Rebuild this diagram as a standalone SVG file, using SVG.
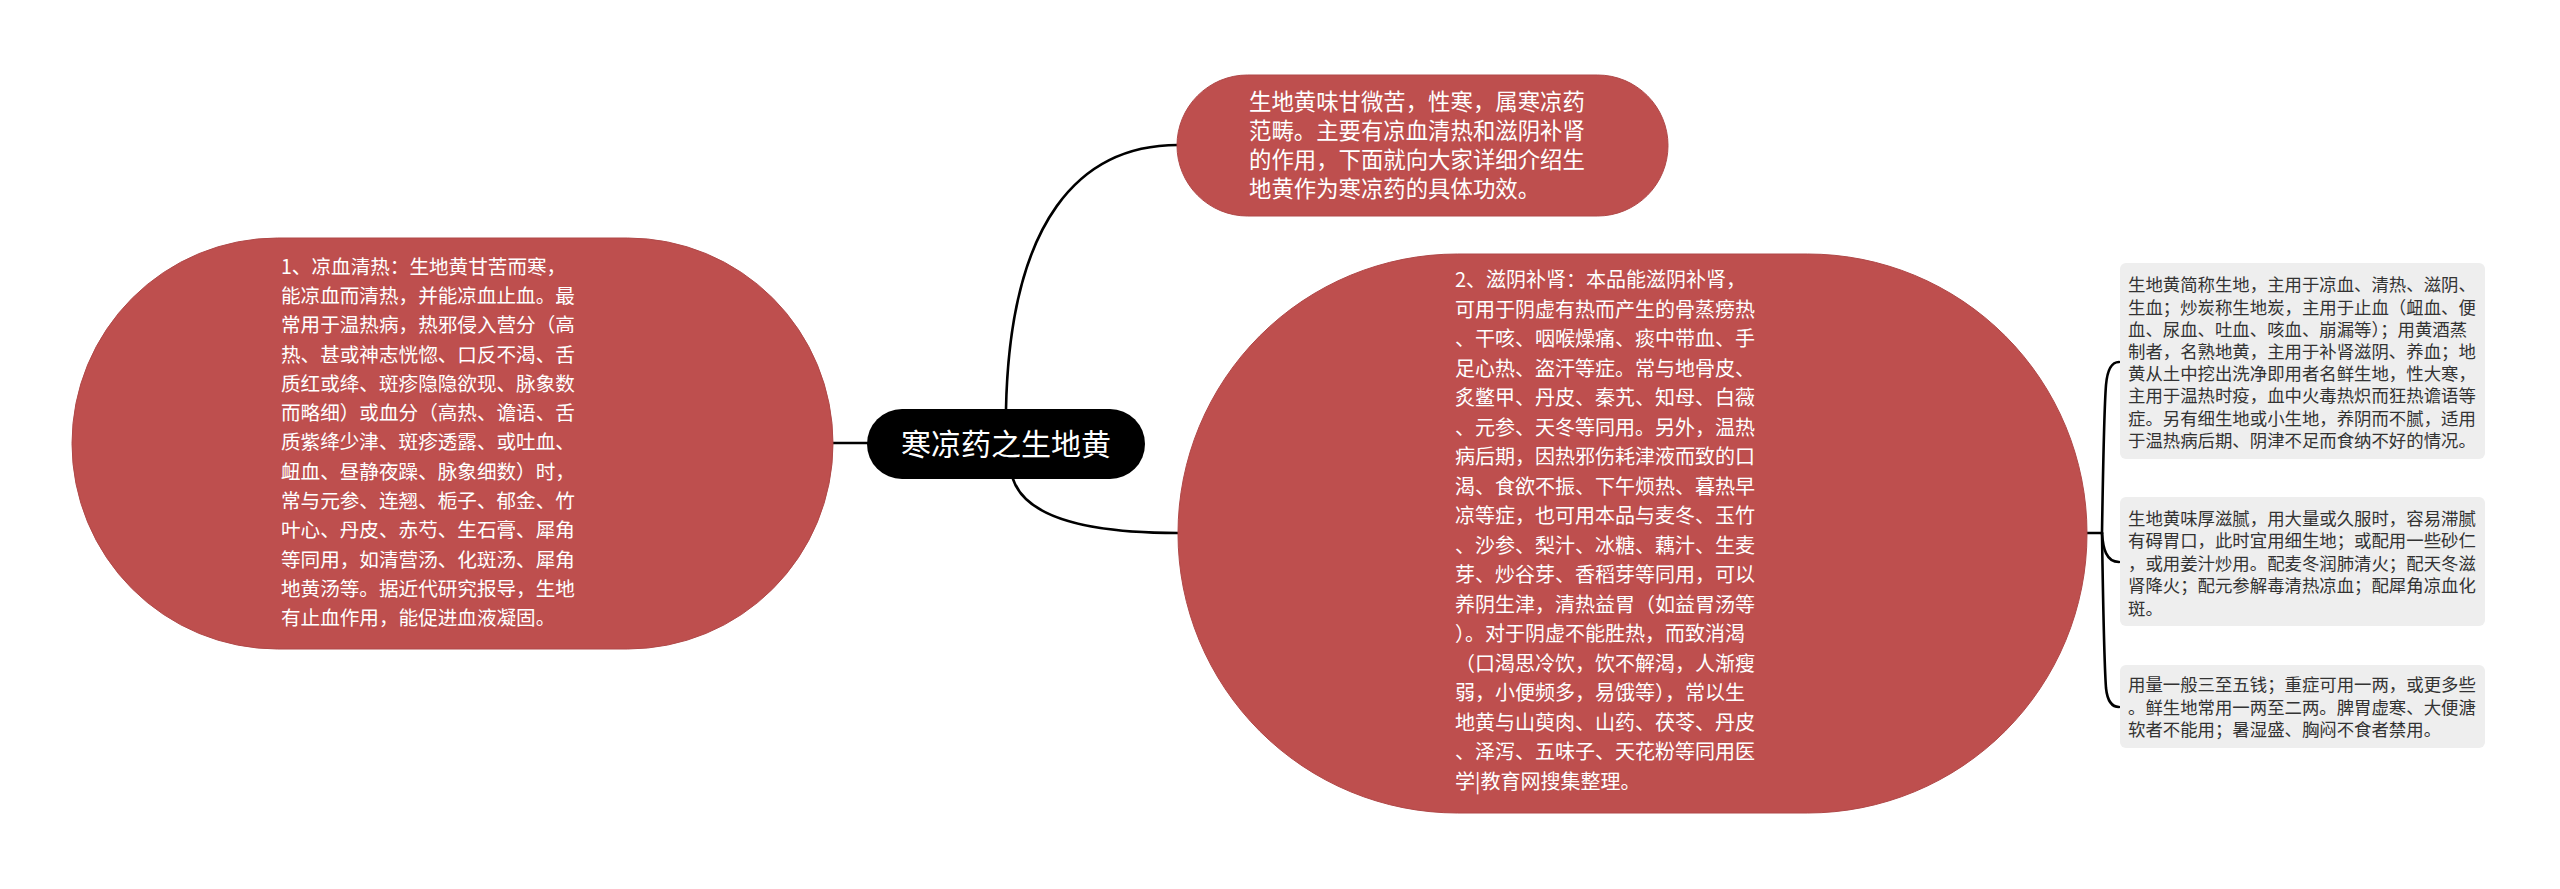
<svg xmlns="http://www.w3.org/2000/svg" width="2560" height="889" viewBox="0 0 2560 889">
<style>
.red{fill:#BE4F4E;stroke:#B04848;stroke-width:1}
.box{fill:#EEEEEE}
.t{font-family:"Noto Sans CJK SC","Noto Sans CJK JP",sans-serif;fill:#FFFFFF}
.tl{font-size:19.6px}
.tr{font-size:20px}
.tt{font-size:22.4px}
.tb{font-size:17.4px;fill:#333333}
.tc{font-size:30px;text-anchor:middle}
.c{fill:none;stroke:#000000;stroke-width:2.6;stroke-linecap:round}
</style>
<rect x="0" y="0" width="2560" height="889" fill="#FFFFFF"/>
<g id="connectors">
<path class="c" d="M833 443 L867 443"/>
<path class="c" d="M1006 409 C1010 220 1080 145 1178 145"/>
<path class="c" d="M1013 479 C1025 515 1080 533 1178 533"/>
<path class="c" d="M2087 533 L2102 533"/>
<path class="c" d="M2102 533 C2103 470 2104 410 2106 385 Q2108 362 2119 362"/>
<path class="c" d="M2102 533 C2103 548 2106 562 2119 562"/>
<path class="c" d="M2102 533 C2103 600 2104 660 2106 688 Q2108 707 2119 707"/>
</g>
<g id="root">
<rect x="867" y="409" width="278" height="70" rx="35" fill="#000000"/>
<text class="t tc" x="1006" y="455">寒凉药之生地黄</text>
</g>
<g id="node-left">
<rect class="red" x="72" y="238" width="761" height="411" rx="205.5"/>
<text class="t tl">
<tspan x="281" y="273.6">1、凉血清热：生地黄甘苦而寒，</tspan>
<tspan x="281" y="302.9">能凉血而清热，并能凉血止血。最</tspan>
<tspan x="281" y="332.2">常用于温热病，热邪侵入营分（高</tspan>
<tspan x="281" y="361.5">热、甚或神志恍惚、口反不渴、舌</tspan>
<tspan x="281" y="390.8">质红或绛、斑疹隐隐欲现、脉象数</tspan>
<tspan x="281" y="420.1">而略细）或血分（高热、谵语、舌</tspan>
<tspan x="281" y="449.4">质紫绛少津、斑疹透露、或吐血、</tspan>
<tspan x="281" y="478.7">衄血、昼静夜躁、脉象细数）时，</tspan>
<tspan x="281" y="508.0">常与元参、连翘、栀子、郁金、竹</tspan>
<tspan x="281" y="537.3">叶心、丹皮、赤芍、生石膏、犀角</tspan>
<tspan x="281" y="566.6">等同用，如清营汤、化斑汤、犀角</tspan>
<tspan x="281" y="595.9">地黄汤等。据近代研究报导，生地</tspan>
<tspan x="281" y="625.2">有止血作用，能促进血液凝固。</tspan>
</text>
</g>
<g id="node-top">
<rect class="red" x="1177" y="75" width="491" height="141" rx="70.5"/>
<text class="t tt">
<tspan x="1249" y="110.2">生地黄味甘微苦，性寒，属寒凉药</tspan>
<tspan x="1249" y="139.1">范畴。主要有凉血清热和滋阴补肾</tspan>
<tspan x="1249" y="168.0">的作用，下面就向大家详细介绍生</tspan>
<tspan x="1249" y="196.9">地黄作为寒凉药的具体功效。</tspan>
</text>
</g>
<g id="node-right">
<rect class="red" x="1178" y="254" width="909" height="559" rx="279.5"/>
<text class="t tr">
<tspan x="1455" y="287.4">2、滋阴补肾：本品能滋阴补肾，</tspan>
<tspan x="1455" y="316.9">可用于阴虚有热而产生的骨蒸痨热</tspan>
<tspan x="1455" y="346.4">、干咳、咽喉燥痛、痰中带血、手</tspan>
<tspan x="1455" y="375.9">足心热、盗汗等症。常与地骨皮、</tspan>
<tspan x="1455" y="405.4">炙鳖甲、丹皮、秦艽、知母、白薇</tspan>
<tspan x="1455" y="434.9">、元参、天冬等同用。另外，温热</tspan>
<tspan x="1455" y="464.4">病后期，因热邪伤耗津液而致的口</tspan>
<tspan x="1455" y="493.9">渴、食欲不振、下午烦热、暮热早</tspan>
<tspan x="1455" y="523.4">凉等症，也可用本品与麦冬、玉竹</tspan>
<tspan x="1455" y="552.9">、沙参、梨汁、冰糖、藕汁、生麦</tspan>
<tspan x="1455" y="582.4">芽、炒谷芽、香稻芽等同用，可以</tspan>
<tspan x="1455" y="611.9">养阴生津，清热益胃（如益胃汤等</tspan>
<tspan x="1455" y="641.4">）。对于阴虚不能胜热，而致消渴</tspan>
<tspan x="1455" y="670.9">（口渴思冷饮，饮不解渴，人渐瘦</tspan>
<tspan x="1455" y="700.4">弱，小便频多，易饿等），常以生</tspan>
<tspan x="1455" y="729.9">地黄与山萸肉、山药、茯苓、丹皮</tspan>
<tspan x="1455" y="759.4">、泽泻、五味子、天花粉等同用医</tspan>
<tspan x="1455" y="788.9">学|教育网搜集整理。</tspan>
</text>
</g>
<g id="box-1">
<rect class="box" x="2120" y="263" width="365" height="196" rx="6"/>
<text class="t tb">
<tspan x="2128" y="291.4">生地黄简称生地，主用于凉血、清热、滋阴、</tspan>
<tspan x="2128" y="313.6">生血；炒炭称生地炭，主用于止血（衄血、便</tspan>
<tspan x="2128" y="335.8">血、尿血、吐血、咳血、崩漏等）；用黄酒蒸</tspan>
<tspan x="2128" y="358.0">制者，名熟地黄，主用于补肾滋阴、养血；地</tspan>
<tspan x="2128" y="380.2">黄从土中挖出洗净即用者名鲜生地，性大寒，</tspan>
<tspan x="2128" y="402.4">主用于温热时疫，血中火毒热炽而狂热谵语等</tspan>
<tspan x="2128" y="424.6">症。另有细生地或小生地，养阴而不腻，适用</tspan>
<tspan x="2128" y="446.8">于温热病后期、阴津不足而食纳不好的情况。</tspan>
</text>
</g>
<g id="box-2">
<rect class="box" x="2120" y="497" width="365" height="129" rx="6"/>
<text class="t tb">
<tspan x="2128" y="524.7">生地黄味厚滋腻，用大量或久服时，容易滞腻</tspan>
<tspan x="2128" y="547.2">有碍胃口，此时宜用细生地；或配用一些砂仁</tspan>
<tspan x="2128" y="569.7">，或用姜汁炒用。配麦冬润肺清火；配天冬滋</tspan>
<tspan x="2128" y="592.2">肾降火；配元参解毒清热凉血；配犀角凉血化</tspan>
<tspan x="2128" y="614.7">斑。</tspan>
</text>
</g>
<g id="box-3">
<rect class="box" x="2120" y="665" width="365" height="83" rx="6"/>
<text class="t tb">
<tspan x="2128" y="691.4">用量一般三至五钱；重症可用一两，或更多些</tspan>
<tspan x="2128" y="713.9">。鲜生地常用一两至二两。脾胃虚寒、大便溏</tspan>
<tspan x="2128" y="736.4">软者不能用；暑湿盛、胸闷不食者禁用。</tspan>
</text>
</g>
</svg>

----

▸ **Short exercise**:
Give every line back word for word and leave the pictures out.

▸ **Task output**:
Rebuild this diagram as a standalone SVG file, using SVG.
<svg xmlns="http://www.w3.org/2000/svg" width="2560" height="889" viewBox="0 0 2560 889">
<style>
.red{fill:#BE4F4E;stroke:#B04848;stroke-width:1}
.box{fill:#EEEEEE}
.t{font-family:"Noto Sans CJK SC","Noto Sans CJK JP",sans-serif;fill:#FFFFFF}
.tl{font-size:19.6px}
.tr{font-size:20px}
.tt{font-size:22.4px}
.tb{font-size:17.4px;fill:#333333}
.tc{font-size:30px;text-anchor:middle}
.c{fill:none;stroke:#000000;stroke-width:2.6;stroke-linecap:round}
</style>
<rect x="0" y="0" width="2560" height="889" fill="#FFFFFF"/>
<g id="connectors">
<path class="c" d="M833 443 L867 443"/>
<path class="c" d="M1006 409 C1010 220 1080 145 1178 145"/>
<path class="c" d="M1013 479 C1025 515 1080 533 1178 533"/>
<path class="c" d="M2087 533 L2102 533"/>
<path class="c" d="M2102 533 C2103 470 2104 410 2106 385 Q2108 362 2119 362"/>
<path class="c" d="M2102 533 C2103 548 2106 562 2119 562"/>
<path class="c" d="M2102 533 C2103 600 2104 660 2106 688 Q2108 707 2119 707"/>
</g>
<g id="root">
<rect x="867" y="409" width="278" height="70" rx="35" fill="#000000"/>
<text class="t tc" x="1006" y="455">寒凉药之生地黄</text>
</g>
<g id="node-left">
<rect class="red" x="72" y="238" width="761" height="411" rx="205.5"/>
<text class="t tl">
<tspan x="281" y="273.6">1、凉血清热：生地黄甘苦而寒，</tspan>
<tspan x="281" y="302.9">能凉血而清热，并能凉血止血。最</tspan>
<tspan x="281" y="332.2">常用于温热病，热邪侵入营分（高</tspan>
<tspan x="281" y="361.5">热、甚或神志恍惚、口反不渴、舌</tspan>
<tspan x="281" y="390.8">质红或绛、斑疹隐隐欲现、脉象数</tspan>
<tspan x="281" y="420.1">而略细）或血分（高热、谵语、舌</tspan>
<tspan x="281" y="449.4">质紫绛少津、斑疹透露、或吐血、</tspan>
<tspan x="281" y="478.7">衄血、昼静夜躁、脉象细数）时，</tspan>
<tspan x="281" y="508.0">常与元参、连翘、栀子、郁金、竹</tspan>
<tspan x="281" y="537.3">叶心、丹皮、赤芍、生石膏、犀角</tspan>
<tspan x="281" y="566.6">等同用，如清营汤、化斑汤、犀角</tspan>
<tspan x="281" y="595.9">地黄汤等。据近代研究报导，生地</tspan>
<tspan x="281" y="625.2">有止血作用，能促进血液凝固。</tspan>
</text>
</g>
<g id="node-top">
<rect class="red" x="1177" y="75" width="491" height="141" rx="70.5"/>
<text class="t tt">
<tspan x="1249" y="110.2">生地黄味甘微苦，性寒，属寒凉药</tspan>
<tspan x="1249" y="139.1">范畴。主要有凉血清热和滋阴补肾</tspan>
<tspan x="1249" y="168.0">的作用，下面就向大家详细介绍生</tspan>
<tspan x="1249" y="196.9">地黄作为寒凉药的具体功效。</tspan>
</text>
</g>
<g id="node-right">
<rect class="red" x="1178" y="254" width="909" height="559" rx="279.5"/>
<text class="t tr">
<tspan x="1455" y="287.4">2、滋阴补肾：本品能滋阴补肾，</tspan>
<tspan x="1455" y="316.9">可用于阴虚有热而产生的骨蒸痨热</tspan>
<tspan x="1455" y="346.4">、干咳、咽喉燥痛、痰中带血、手</tspan>
<tspan x="1455" y="375.9">足心热、盗汗等症。常与地骨皮、</tspan>
<tspan x="1455" y="405.4">炙鳖甲、丹皮、秦艽、知母、白薇</tspan>
<tspan x="1455" y="434.9">、元参、天冬等同用。另外，温热</tspan>
<tspan x="1455" y="464.4">病后期，因热邪伤耗津液而致的口</tspan>
<tspan x="1455" y="493.9">渴、食欲不振、下午烦热、暮热早</tspan>
<tspan x="1455" y="523.4">凉等症，也可用本品与麦冬、玉竹</tspan>
<tspan x="1455" y="552.9">、沙参、梨汁、冰糖、藕汁、生麦</tspan>
<tspan x="1455" y="582.4">芽、炒谷芽、香稻芽等同用，可以</tspan>
<tspan x="1455" y="611.9">养阴生津，清热益胃（如益胃汤等</tspan>
<tspan x="1455" y="641.4">）。对于阴虚不能胜热，而致消渴</tspan>
<tspan x="1455" y="670.9">（口渴思冷饮，饮不解渴，人渐瘦</tspan>
<tspan x="1455" y="700.4">弱，小便频多，易饿等），常以生</tspan>
<tspan x="1455" y="729.9">地黄与山萸肉、山药、茯苓、丹皮</tspan>
<tspan x="1455" y="759.4">、泽泻、五味子、天花粉等同用医</tspan>
<tspan x="1455" y="788.9">学|教育网搜集整理。</tspan>
</text>
</g>
<g id="box-1">
<rect class="box" x="2120" y="263" width="365" height="196" rx="6"/>
<text class="t tb">
<tspan x="2128" y="291.4">生地黄简称生地，主用于凉血、清热、滋阴、</tspan>
<tspan x="2128" y="313.6">生血；炒炭称生地炭，主用于止血（衄血、便</tspan>
<tspan x="2128" y="335.8">血、尿血、吐血、咳血、崩漏等）；用黄酒蒸</tspan>
<tspan x="2128" y="358.0">制者，名熟地黄，主用于补肾滋阴、养血；地</tspan>
<tspan x="2128" y="380.2">黄从土中挖出洗净即用者名鲜生地，性大寒，</tspan>
<tspan x="2128" y="402.4">主用于温热时疫，血中火毒热炽而狂热谵语等</tspan>
<tspan x="2128" y="424.6">症。另有细生地或小生地，养阴而不腻，适用</tspan>
<tspan x="2128" y="446.8">于温热病后期、阴津不足而食纳不好的情况。</tspan>
</text>
</g>
<g id="box-2">
<rect class="box" x="2120" y="497" width="365" height="129" rx="6"/>
<text class="t tb">
<tspan x="2128" y="524.7">生地黄味厚滋腻，用大量或久服时，容易滞腻</tspan>
<tspan x="2128" y="547.2">有碍胃口，此时宜用细生地；或配用一些砂仁</tspan>
<tspan x="2128" y="569.7">，或用姜汁炒用。配麦冬润肺清火；配天冬滋</tspan>
<tspan x="2128" y="592.2">肾降火；配元参解毒清热凉血；配犀角凉血化</tspan>
<tspan x="2128" y="614.7">斑。</tspan>
</text>
</g>
<g id="box-3">
<rect class="box" x="2120" y="665" width="365" height="83" rx="6"/>
<text class="t tb">
<tspan x="2128" y="691.4">用量一般三至五钱；重症可用一两，或更多些</tspan>
<tspan x="2128" y="713.9">。鲜生地常用一两至二两。脾胃虚寒、大便溏</tspan>
<tspan x="2128" y="736.4">软者不能用；暑湿盛、胸闷不食者禁用。</tspan>
</text>
</g>
</svg>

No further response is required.